The Long Tail weblog has some interesting things to say about wikipedia and other stuff (and scroll down to the comments for a good discussion).

...these systems operate on the alien logic of probabilistic statistics, which sacrifices perfection at the microscale for optimization at the macroscale.
When professionals--editors, academics, journalists--are running the show, we at least know that it's someone's job to look out for such things as accuracy. But now we're depending more and more on systems where nobody's in charge; the intelligence is simply emergent. These probabilistic systems aren't perfect, but they are statistically optimized to excel over time and large numbers. They're designed to scale, and to improve with size. And a little slop at the microscale is the price of such efficiency at the macroscale.
Probability-based systems are, to use Kevin Kelly's term, "out of control". His seminal book by that name looks at example after example, from democracy to bird-flocking, where order arises from what appears to be chaos, seemingly reversing entropy's arrow.
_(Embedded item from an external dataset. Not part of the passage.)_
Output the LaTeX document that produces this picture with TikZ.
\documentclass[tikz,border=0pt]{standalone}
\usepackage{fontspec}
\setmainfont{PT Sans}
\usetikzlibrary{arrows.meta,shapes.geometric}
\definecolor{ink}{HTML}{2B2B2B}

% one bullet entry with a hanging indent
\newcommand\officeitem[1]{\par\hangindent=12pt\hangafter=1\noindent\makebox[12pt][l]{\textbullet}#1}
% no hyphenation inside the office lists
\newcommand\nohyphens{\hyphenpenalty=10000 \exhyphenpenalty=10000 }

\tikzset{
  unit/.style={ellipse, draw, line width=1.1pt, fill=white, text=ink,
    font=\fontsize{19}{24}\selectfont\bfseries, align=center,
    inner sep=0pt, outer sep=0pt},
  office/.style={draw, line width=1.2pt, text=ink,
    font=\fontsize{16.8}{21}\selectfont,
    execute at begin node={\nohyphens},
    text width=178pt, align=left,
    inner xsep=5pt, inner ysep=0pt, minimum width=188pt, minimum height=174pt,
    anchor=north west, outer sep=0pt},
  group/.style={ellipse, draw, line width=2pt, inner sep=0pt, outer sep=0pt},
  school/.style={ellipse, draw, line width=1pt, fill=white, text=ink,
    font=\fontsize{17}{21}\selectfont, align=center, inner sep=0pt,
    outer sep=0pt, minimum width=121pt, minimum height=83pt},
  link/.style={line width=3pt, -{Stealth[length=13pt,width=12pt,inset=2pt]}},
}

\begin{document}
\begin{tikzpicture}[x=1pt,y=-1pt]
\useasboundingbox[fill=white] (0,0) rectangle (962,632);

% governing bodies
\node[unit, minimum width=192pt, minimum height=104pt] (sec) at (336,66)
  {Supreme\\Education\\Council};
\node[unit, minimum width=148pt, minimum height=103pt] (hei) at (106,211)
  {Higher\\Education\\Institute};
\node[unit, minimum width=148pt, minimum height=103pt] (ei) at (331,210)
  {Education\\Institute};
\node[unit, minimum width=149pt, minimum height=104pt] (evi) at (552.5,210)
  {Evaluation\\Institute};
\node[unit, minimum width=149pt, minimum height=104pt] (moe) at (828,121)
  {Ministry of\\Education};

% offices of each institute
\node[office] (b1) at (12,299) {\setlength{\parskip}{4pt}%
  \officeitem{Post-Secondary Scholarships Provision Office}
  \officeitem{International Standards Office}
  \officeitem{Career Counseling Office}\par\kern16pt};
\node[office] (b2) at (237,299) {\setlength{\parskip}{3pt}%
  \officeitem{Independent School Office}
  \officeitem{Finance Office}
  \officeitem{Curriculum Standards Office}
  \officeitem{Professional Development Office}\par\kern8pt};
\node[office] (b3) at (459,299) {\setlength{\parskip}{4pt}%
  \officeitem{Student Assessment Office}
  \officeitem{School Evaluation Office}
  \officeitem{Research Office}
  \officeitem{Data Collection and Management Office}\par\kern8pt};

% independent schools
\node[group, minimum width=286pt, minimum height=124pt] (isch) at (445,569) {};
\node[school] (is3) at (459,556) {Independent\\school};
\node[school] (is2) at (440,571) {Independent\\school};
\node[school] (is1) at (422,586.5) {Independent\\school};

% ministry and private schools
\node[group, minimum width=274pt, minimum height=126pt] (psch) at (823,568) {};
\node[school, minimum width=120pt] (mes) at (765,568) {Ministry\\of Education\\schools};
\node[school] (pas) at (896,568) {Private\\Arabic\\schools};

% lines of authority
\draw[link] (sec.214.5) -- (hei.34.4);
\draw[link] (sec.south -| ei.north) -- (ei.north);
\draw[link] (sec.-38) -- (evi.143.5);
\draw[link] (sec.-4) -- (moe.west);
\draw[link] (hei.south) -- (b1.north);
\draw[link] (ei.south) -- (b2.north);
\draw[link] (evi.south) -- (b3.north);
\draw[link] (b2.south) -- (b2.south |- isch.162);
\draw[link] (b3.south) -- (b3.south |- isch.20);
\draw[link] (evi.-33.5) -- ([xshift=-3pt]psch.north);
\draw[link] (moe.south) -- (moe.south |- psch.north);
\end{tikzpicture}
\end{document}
Yet another chapter in the embarrassing war for "I Invented Wikipedia!" credit between Wales and Sanger. I tend to side with Sanger, mostly because managers often take credit where it's not due, but it's impossible to know what really happened (nor does it particularly matter).
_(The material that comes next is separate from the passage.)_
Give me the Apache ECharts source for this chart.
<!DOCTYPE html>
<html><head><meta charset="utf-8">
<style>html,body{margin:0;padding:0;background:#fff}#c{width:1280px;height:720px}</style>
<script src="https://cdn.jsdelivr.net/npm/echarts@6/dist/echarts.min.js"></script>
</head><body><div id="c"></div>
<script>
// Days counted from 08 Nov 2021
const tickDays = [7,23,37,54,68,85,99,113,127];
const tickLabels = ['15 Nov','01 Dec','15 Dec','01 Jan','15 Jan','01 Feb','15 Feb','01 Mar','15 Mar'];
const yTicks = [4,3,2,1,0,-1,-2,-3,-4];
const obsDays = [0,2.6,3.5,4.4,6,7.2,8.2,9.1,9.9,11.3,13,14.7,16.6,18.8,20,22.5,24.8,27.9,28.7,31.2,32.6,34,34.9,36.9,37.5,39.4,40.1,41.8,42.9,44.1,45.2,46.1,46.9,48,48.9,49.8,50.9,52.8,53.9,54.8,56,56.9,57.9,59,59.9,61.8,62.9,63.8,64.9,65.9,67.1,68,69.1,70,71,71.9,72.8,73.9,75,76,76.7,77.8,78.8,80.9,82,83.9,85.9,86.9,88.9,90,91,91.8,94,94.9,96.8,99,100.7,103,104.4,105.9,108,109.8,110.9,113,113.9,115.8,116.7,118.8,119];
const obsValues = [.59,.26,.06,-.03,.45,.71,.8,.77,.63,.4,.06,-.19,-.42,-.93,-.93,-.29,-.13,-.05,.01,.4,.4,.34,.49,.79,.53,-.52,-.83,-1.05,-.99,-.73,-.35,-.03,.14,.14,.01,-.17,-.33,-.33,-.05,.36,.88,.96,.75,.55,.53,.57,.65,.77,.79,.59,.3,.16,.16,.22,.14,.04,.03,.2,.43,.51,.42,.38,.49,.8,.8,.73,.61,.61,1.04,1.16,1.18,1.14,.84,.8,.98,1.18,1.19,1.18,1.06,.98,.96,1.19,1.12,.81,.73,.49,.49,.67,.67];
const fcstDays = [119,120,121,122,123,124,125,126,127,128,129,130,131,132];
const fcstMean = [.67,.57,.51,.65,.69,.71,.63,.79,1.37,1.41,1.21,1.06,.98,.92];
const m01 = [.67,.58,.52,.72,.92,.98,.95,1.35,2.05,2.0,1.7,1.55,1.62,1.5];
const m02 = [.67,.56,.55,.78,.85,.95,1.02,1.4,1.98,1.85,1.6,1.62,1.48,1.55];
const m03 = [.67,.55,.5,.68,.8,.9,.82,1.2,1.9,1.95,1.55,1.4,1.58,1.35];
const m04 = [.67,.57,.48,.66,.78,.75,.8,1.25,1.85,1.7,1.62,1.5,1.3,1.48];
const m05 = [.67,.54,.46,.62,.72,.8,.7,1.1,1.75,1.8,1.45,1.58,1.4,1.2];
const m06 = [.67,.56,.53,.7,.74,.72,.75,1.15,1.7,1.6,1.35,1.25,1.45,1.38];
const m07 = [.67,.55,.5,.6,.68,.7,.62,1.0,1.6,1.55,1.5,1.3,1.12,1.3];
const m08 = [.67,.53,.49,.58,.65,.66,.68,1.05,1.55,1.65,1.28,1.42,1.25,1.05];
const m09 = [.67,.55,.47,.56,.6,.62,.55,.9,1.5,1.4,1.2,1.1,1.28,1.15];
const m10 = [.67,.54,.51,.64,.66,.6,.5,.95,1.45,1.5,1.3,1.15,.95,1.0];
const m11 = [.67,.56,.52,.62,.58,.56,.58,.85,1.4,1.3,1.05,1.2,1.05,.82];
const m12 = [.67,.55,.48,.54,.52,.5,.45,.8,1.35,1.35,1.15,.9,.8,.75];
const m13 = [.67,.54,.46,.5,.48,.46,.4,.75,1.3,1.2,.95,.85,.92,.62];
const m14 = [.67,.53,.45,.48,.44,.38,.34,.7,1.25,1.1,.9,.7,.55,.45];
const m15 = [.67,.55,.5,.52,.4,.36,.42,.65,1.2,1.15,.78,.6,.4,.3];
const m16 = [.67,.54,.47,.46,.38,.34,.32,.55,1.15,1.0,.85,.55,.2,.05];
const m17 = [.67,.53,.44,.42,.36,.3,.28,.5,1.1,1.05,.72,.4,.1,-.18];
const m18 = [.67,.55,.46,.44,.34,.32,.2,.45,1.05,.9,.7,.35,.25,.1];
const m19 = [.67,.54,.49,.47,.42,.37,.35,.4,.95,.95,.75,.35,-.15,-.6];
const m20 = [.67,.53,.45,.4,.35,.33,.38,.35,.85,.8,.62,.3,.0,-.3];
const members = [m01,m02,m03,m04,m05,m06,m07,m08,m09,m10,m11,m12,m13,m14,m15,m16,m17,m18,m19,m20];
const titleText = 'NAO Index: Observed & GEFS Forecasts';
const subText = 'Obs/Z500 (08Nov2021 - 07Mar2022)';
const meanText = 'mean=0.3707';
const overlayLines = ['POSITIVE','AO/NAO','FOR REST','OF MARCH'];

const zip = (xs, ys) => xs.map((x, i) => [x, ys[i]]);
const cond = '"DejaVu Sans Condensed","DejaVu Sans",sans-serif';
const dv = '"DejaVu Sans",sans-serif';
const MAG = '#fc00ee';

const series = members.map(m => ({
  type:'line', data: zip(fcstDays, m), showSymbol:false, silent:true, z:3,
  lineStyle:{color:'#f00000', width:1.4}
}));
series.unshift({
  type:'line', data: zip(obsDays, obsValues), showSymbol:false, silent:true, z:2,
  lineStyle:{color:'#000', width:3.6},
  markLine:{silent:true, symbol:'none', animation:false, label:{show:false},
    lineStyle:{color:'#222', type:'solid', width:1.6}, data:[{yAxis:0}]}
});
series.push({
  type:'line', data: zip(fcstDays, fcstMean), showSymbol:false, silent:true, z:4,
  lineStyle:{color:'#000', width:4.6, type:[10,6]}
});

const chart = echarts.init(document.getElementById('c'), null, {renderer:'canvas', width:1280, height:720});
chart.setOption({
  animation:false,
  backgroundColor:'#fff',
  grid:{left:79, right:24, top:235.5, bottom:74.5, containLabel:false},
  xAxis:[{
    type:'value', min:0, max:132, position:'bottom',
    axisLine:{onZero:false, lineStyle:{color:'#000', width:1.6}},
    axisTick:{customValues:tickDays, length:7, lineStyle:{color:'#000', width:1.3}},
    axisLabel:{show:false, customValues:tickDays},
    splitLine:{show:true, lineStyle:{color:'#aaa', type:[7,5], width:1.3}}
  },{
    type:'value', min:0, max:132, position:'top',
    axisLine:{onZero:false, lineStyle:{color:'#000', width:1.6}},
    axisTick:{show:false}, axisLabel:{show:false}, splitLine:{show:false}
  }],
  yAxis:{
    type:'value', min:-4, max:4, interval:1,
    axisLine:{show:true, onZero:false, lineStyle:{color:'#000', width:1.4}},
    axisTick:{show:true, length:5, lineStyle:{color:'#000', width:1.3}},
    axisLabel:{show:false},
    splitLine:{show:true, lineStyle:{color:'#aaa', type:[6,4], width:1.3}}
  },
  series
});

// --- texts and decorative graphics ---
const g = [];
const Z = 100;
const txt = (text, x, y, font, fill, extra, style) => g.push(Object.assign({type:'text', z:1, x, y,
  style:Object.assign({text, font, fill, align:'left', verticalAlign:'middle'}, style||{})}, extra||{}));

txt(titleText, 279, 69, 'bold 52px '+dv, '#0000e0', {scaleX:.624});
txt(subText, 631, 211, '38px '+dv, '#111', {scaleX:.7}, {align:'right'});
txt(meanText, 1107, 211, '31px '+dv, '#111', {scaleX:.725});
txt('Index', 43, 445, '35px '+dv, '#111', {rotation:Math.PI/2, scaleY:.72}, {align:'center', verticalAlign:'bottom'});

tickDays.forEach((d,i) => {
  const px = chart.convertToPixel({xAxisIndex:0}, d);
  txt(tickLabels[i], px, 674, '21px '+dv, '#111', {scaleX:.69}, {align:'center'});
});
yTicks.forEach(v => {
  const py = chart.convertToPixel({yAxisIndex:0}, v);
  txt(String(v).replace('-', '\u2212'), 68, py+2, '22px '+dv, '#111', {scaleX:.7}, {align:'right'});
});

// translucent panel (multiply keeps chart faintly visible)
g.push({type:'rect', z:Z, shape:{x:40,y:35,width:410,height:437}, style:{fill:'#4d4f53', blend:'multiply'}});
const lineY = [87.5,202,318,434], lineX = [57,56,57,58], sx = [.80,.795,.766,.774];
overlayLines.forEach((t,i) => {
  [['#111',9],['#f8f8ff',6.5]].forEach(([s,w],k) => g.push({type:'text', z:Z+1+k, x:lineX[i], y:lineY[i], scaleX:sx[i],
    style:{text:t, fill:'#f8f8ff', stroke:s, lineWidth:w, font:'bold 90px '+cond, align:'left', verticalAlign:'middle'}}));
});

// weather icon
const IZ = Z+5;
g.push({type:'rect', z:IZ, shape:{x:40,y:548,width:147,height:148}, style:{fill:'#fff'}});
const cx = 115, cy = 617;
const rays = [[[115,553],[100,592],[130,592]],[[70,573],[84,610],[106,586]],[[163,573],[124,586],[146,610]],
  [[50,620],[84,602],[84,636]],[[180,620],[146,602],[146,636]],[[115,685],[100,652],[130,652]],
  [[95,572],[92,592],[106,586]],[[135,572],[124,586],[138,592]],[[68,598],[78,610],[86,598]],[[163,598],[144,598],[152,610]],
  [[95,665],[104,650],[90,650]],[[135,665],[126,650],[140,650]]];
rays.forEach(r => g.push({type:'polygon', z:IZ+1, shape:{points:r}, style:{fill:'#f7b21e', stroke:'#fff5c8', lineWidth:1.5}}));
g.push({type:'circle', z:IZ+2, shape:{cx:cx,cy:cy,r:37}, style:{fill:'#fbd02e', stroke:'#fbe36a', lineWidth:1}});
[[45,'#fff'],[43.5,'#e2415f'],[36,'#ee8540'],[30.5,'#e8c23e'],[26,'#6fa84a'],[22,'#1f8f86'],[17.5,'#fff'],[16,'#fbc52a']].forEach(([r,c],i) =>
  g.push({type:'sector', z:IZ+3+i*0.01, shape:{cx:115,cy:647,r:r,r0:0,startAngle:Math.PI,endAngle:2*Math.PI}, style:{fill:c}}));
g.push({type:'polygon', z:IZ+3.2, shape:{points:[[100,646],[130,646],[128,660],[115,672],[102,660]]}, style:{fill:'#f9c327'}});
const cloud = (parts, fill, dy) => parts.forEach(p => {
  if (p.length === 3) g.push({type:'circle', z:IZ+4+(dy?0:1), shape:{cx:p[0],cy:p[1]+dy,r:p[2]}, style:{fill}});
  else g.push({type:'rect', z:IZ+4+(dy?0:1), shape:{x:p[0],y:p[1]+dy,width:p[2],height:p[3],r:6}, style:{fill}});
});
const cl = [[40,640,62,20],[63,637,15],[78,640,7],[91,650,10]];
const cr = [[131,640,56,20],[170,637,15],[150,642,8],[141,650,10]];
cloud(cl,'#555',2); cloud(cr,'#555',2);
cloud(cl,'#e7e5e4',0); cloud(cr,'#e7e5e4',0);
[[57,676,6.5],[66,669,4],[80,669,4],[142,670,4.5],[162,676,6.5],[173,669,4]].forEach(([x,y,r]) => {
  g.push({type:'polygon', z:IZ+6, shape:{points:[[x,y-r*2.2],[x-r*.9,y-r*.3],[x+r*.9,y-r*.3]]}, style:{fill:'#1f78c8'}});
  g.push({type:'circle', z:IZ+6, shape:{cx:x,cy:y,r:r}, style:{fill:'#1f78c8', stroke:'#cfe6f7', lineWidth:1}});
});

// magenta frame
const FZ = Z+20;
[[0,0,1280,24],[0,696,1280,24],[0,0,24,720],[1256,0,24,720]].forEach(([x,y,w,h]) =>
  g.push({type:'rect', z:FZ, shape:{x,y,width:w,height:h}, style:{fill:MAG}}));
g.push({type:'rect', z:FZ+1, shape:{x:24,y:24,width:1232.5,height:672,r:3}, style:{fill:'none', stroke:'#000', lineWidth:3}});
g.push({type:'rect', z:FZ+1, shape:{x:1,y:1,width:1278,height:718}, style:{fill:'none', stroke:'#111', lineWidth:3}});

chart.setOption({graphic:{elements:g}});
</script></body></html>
A solid Globe editorial with a nice closing line:

The Seigenthaler affair is a reminder that the age of the casual reader, if it ever in fact took place, is rapidly passing away. Most readers may not fancy themselves encyclopedists, authors, or journalists-manqués, but they can no longer assume that what passes for fact is unimpeachable. The ecology of information turns them into editors and reviewers perforce. The effect of this revelation may in time prove healthy-if we wake up to our responsibilities as readers.